Strangely enough, Pakistan has put in the ‘noted’ list 29 of the 30 recommendations that called for ratifying various international conventions. While the reasons for reservations with regard to death penalty, for instance, are known, there can be no reason for dithering on the plea to ratify the convention on enforced disappearances made by 12 countries. Similar is the case with the recommendation to ratify the optional protocol to the convention against torture, or the Convention on the Elimination of all Forms of Discrimination Against Women, or the Covenant on Economic, Social and Cultural Rights. Quite a few of the conventions put in the ‘noted’ category should be ratified forthwith.
Sometimes the distinction made between a recommendation that is accepted and another one that is ‘noted’ is quite whimsical. For instance, a recommendation for “specific legislative or regulatory measures” for elimination of discrimination against minority groups had been ‘noted’ while the next two similar and broader recommendations have been accepted. And there is no reason for putting five recommendations about freedom of expression, threats to journalists and cases of murdered media persons in the ‘noted’ category.
It is also necessary to look at the state of implementation of the 174 recommendations that Islamabad has accepted.

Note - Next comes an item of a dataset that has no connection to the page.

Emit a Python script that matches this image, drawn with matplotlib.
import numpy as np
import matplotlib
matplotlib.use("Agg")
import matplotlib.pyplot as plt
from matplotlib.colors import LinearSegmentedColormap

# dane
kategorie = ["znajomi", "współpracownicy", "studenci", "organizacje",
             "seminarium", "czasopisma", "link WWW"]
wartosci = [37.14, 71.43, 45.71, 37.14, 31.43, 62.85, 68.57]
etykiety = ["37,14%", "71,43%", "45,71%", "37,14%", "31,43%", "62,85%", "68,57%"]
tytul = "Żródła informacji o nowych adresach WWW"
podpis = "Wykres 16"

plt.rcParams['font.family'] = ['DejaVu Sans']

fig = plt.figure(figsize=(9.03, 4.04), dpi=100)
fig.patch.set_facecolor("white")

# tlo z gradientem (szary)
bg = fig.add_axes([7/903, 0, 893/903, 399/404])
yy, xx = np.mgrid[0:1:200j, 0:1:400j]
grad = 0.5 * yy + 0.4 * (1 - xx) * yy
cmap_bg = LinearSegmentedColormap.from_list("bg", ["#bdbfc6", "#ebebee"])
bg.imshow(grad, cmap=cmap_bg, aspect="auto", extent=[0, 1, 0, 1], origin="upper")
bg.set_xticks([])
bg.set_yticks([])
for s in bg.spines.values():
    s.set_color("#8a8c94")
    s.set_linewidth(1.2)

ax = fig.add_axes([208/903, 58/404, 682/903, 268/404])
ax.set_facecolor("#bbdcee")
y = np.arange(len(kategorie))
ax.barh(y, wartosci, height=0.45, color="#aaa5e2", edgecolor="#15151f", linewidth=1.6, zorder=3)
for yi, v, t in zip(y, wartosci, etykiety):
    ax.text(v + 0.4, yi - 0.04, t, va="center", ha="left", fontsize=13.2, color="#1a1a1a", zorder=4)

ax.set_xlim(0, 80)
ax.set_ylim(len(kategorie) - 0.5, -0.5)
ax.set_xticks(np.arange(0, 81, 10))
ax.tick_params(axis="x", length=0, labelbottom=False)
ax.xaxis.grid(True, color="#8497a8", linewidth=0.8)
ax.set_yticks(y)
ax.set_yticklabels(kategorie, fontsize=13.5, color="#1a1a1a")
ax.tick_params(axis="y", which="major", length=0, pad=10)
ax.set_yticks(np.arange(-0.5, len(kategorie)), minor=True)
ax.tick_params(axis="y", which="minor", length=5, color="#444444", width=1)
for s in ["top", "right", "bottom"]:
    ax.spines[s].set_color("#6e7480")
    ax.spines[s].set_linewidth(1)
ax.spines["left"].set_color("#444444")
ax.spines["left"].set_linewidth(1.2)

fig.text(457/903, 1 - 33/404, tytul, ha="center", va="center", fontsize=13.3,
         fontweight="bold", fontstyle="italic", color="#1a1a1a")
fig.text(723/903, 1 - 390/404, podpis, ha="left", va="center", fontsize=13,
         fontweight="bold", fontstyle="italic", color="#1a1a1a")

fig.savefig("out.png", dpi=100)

Some of these recommendations, such as the call to strengthen the Ministry of Human Rights and the National Commission on Human Rights in terms of human and financial resources, and to allow them greater independence, or the suggestions to invite all UN special rapporteurs, are unexceptionable.
Some other recommendations that had been accepted call upon Pakistan to: allocate sufficient resources for achieving the Sustainable Development Goals and make stronger efforts to realise them; inquire into the enforced disappearance of human rights defenders and punish violators of their rights, to end impunity for crimes against journalists and media workers; and carry out human rights education and training programmes.

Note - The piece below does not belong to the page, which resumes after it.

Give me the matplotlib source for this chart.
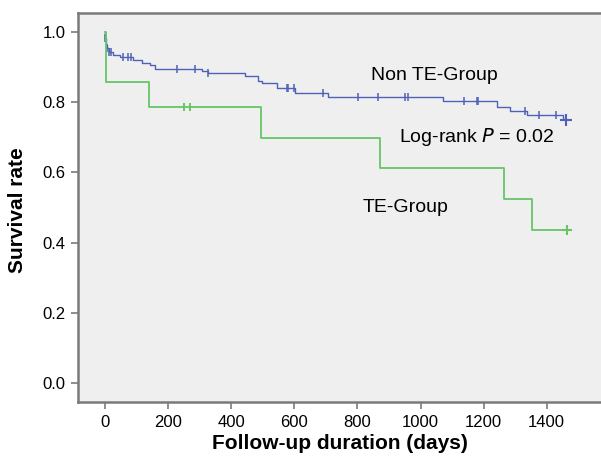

The government will do itself good by reviewing implementation of the accepted recommendations every six months or so. It must also fulfil its obligation to make its promises given at the international forum public. While preparing for the next UPR, it must consult genuine civil society organisations and eminent academics.
It would be wrong to ignore the need to benefit from the UN mechanisms in view of other issues on the national agenda, such as the economic crisis or terrorism, etc. The reason is that, while Islamabad may think that some of the recommendations reflect the foreign states’ biases for or against one value or another, most of the suggestions are for the good of the people of Pakistan. Besides, Pakistan cannot be content with depending on a few steadfast friends. It badly needs to improve its image in the eyes of the large number of countries that will be happy to be convinced of our state’s ability to protect the rights and interests of its citizens.